From   Sarah Elizabeth Edgington <[email protected]>
To   [email protected]
Subject   Re: st: interpretation of squared term
Date   Thu, 26 Aug 2010 12:55:59 -0700

.
The basic intuition here is that you're generating a quadratic curve. If you have a positive effect of age and a negative effect of age squared that means that as people get older the effect of age is lessoned. A positive effect of age and a positive effect of age squared means that as people get older the effect is stronger. You probably want to graph it once to get a sense of the pattern even if you don't present those graphs. Meanwhile have you considered breaking age into categories (or using individual age dummies if your sample size is sufficient)? A quadratic is less restrictive that a simple linear specification, but it is still a restriction. You may not be accurately capturing the actual age pattern with your model. Of course a linear spline is also a possible choice.
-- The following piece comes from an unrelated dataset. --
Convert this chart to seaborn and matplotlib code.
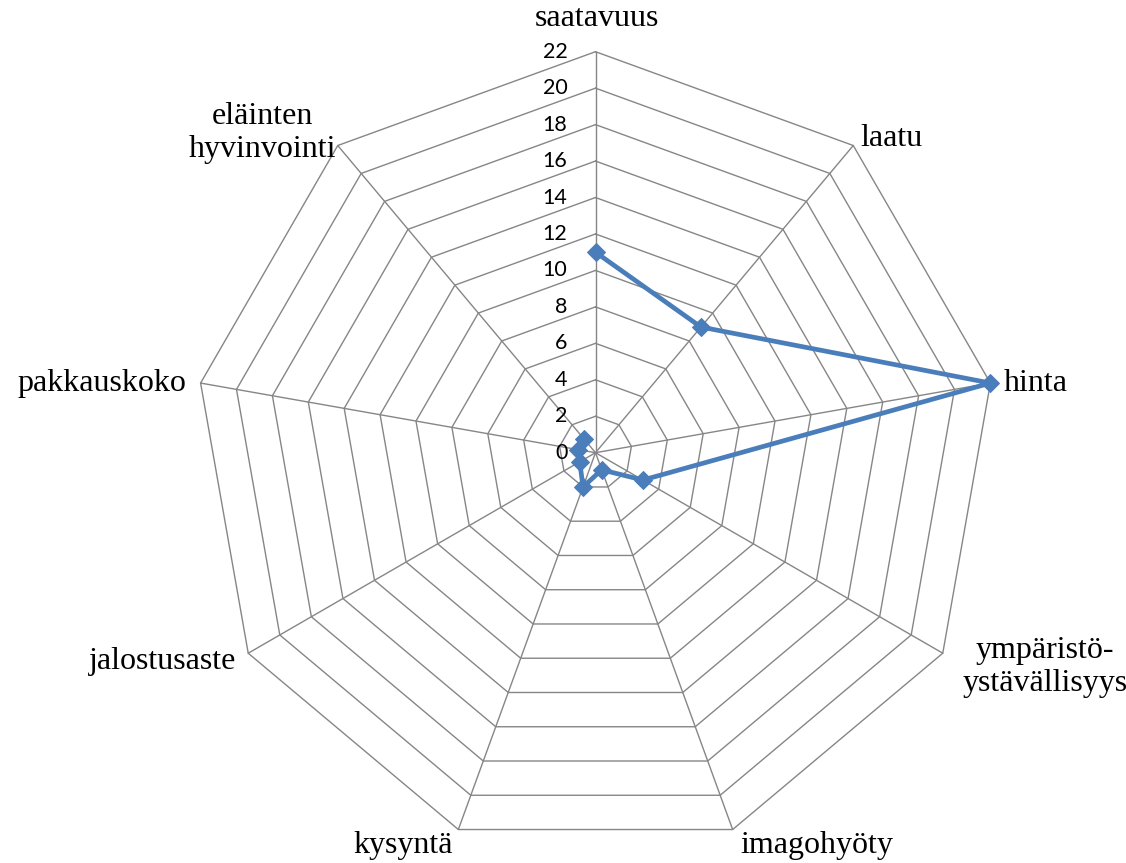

Depending on your discipline, though, that may not be the conventional solution.

-Sarah


At 12:39 PM 8/26/2010, David Bai wrote:
Thank you, Maarten.

I include the squared term because this year variable might be non-linearly related to the outcome. Is there an easier way to roughly interpret the year effect? I do not want to go deeper to have an exact interpretation of the two year variables. E.g., what does a negative coefficient for a squared term mean? Thank you.